Ceramic and film capacitors are capacitors with a fixed, non-adjustable capacitance. Capacitors are able to store energy and release it later. This implies they have a frequency dependent behaviour.
Typical usage for ceramic and film capacitors are separation (decoupling) from, or combination (coupling) of the AC the signal part and the DC signal part, and in signal filtering.
A ceramic capacitor is capacitor with a fixed capacitance where ceramic material is used as the dielectric. It is constructed of two or more alternating layers of ceramic and a metal layer acting as the electrodes. The composition of the ceramic material defines the electrical behavior and therefore applications.

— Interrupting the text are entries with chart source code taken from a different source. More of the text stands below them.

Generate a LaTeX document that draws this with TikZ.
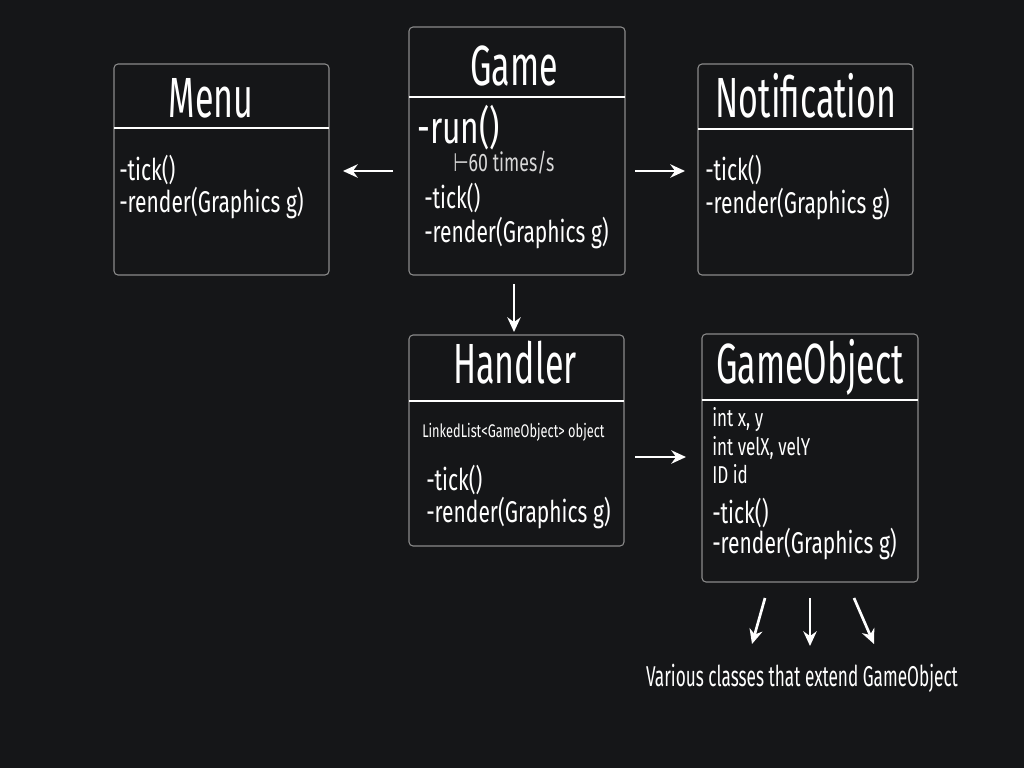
\documentclass[tikz,border=0pt]{standalone}
\usepackage{fontspec}
\setmainfont{Fira Sans}[FakeStretch=0.7]
\newfontfamily\titlefont{Fira Sans}[FakeStretch=0.6]
\newfontfamily\symfont{DejaVu Sans}[FakeStretch=0.7]
\usetikzlibrary{arrows.meta}
\definecolor{bg}{HTML}{151618}
\definecolor{boxline}{HTML}{8A8A8A}
\definecolor{subtext}{HTML}{D8D8D8}
\tikzset{
  cls/.style={draw=boxline, line width=0.8pt, rounded corners=3pt},
  divider/.style={draw=white, line width=0.9pt},
  title/.style={anchor=base, inner sep=0pt, text=white, font=\titlefont\fontsize{42.5}{42.5}\selectfont},
  body/.style={anchor=base west, inner sep=0pt, text=white, font=\fontsize{22.5}{22.5}\selectfont},
  small/.style={anchor=base west, inner sep=0pt, text=white, font=\fontsize{18.3}{18.3}\selectfont},
  tiny/.style={anchor=base west, inner sep=0pt, text=white, font=\fontsize{13.7}{13.7}\selectfont},
  arr/.style={draw=white, line width=2pt, -{Stealth[length=11pt,width=10pt]}}
}
\begin{document}
\begin{tikzpicture}[x=0.75pt,y=-0.75pt]
\fill[bg] (0,0) rectangle (1024,768);
\useasboundingbox (0,0) rectangle (1024,768);

% Menu
\draw[cls] (114,64) rectangle (329,275);
\draw[divider] (114,128) -- (329,128);
\node[title] (menut) at (211,117) {Menu};
\node[body] (menu1) at (119,180) {-tick()};
\node[body] (menu2) at (119,212) {-render(Graphics g)};
\coordinate (menuR) at (343,171);

% Game
\draw[cls] (409,27) rectangle (625,275);
\draw[divider] (409,97) -- (625,97);
\node[title] (gamet) at (514,85) {Game};
\node[body, font=\fontsize{34}{34}\selectfont] (game1) at (417,143) {-run()};
\node[small, font=\fontsize{19}{19}\selectfont, text=subtext] (game2) at (453,171) {{\symfont ⊢}60 times/s};
\node[body] (game3) at (424,208) {-tick()};
\node[body] (game4) at (424,242) {-render(Graphics g)};
\coordinate (gameL) at (393,171);
\coordinate (gameR) at (635,171);
\coordinate (gameB) at (514,284);

% Notification
\draw[cls] (698,64) rectangle (913,275);
\draw[divider] (698,129) -- (913,129);
\node[title] (nott) at (806,117) {Notification};
\node[body] (not1) at (705,180) {-tick()};
\node[body] (not2) at (705,213) {-render(Graphics g)};
\coordinate (notL) at (685,171);

% Handler
\draw[cls] (409,335) rectangle (624,546);
\draw[divider] (409,401) -- (624,401);
\node[title] (hant) at (515,383) {Handler};
\node[tiny] (han1) at (422,437) {LinkedList<GameObject> object};
\node[body] (han2) at (426,490) {-tick()};
\node[body] (han3) at (426,522) {-render(Graphics g)};
\coordinate (hanT) at (514,332);
\coordinate (hanR) at (635,457);

% GameObject
\draw[cls] (702,334) rectangle (918,582);
\draw[divider] (702,400) -- (918,400);
\node[title] (got) at (810,383) {GameObject};
\node[small] (go1) at (712,426) {int x, y};
\node[small] (go2) at (712,455) {int velX, velY};
\node[small] (go3) at (712,483) {ID id};
\node[body] (go4) at (712,523) {-tick()};
\node[body] (go5) at (712,553) {-render(Graphics g)};
\coordinate (goL) at (686,457);

% arrows
\draw[arr] (gameL) -- (menuR);
\draw[arr] (gameR) -- (notL);
\draw[arr] (gameB) -- (hanT);
\draw[arr] (hanR) -- (goL);

% subclasses
\node[anchor=base, inner sep=0pt, text=white, font=\titlefont\fontsize{21.5}{21.5}\selectfont] (various) at (802,686) {Various classes that extend GameObject};
\coordinate (s1a) at (765,598); \coordinate (s1b) at (752,644);
\coordinate (s2a) at (810,598); \coordinate (s2b) at (810,646);
\coordinate (s3a) at (854,598); \coordinate (s3b) at (874,644);
\draw[arr] (s1a) -- (s1b);
\draw[arr] (s2a) -- (s2b);
\draw[arr] (s3a) -- (s3b);
\end{tikzpicture}
\end{document}
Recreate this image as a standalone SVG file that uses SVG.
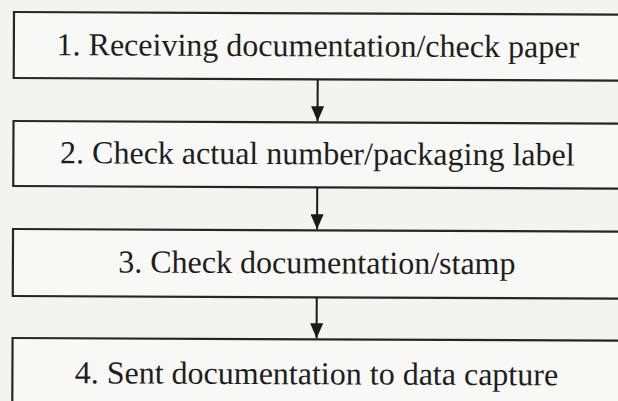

Ceramic capacitors usually have values in the pF (pico Farad, 1 pF = 1 * 10-12 F) and nF (nano Farad, 1 nF = 1 * 10-9 F) range. They are quite stable over time and temperature, and have a good high frequency behaviour. This makes them ideal to put over the power lines of integrated circuits to stabilize the power supply. Also, the ceramic capacitor is suitable for high voltages.
An alternative to the ceramic capacitor is the film capacitor. Film capacitors use a polymer film as dielectric and are produced differently. They are made out of two pieces of plastic film covered with metallic electrodes, wound into a cylindrical shaped winding, with terminals attached, and then encapsulated.
Film capacitors are also small, well suited for high frequency work, but better sounding in audio applications. They are also available in the higher capacity ranges uF or μF (micro Farad, 1 μF = 1*10-6 F).
Both ceramic and film capacitors are non-polarized (they don’t have a ‘+’ or ‘-‘ side).
For higher capacitance values you can use an electrolytic capacitor.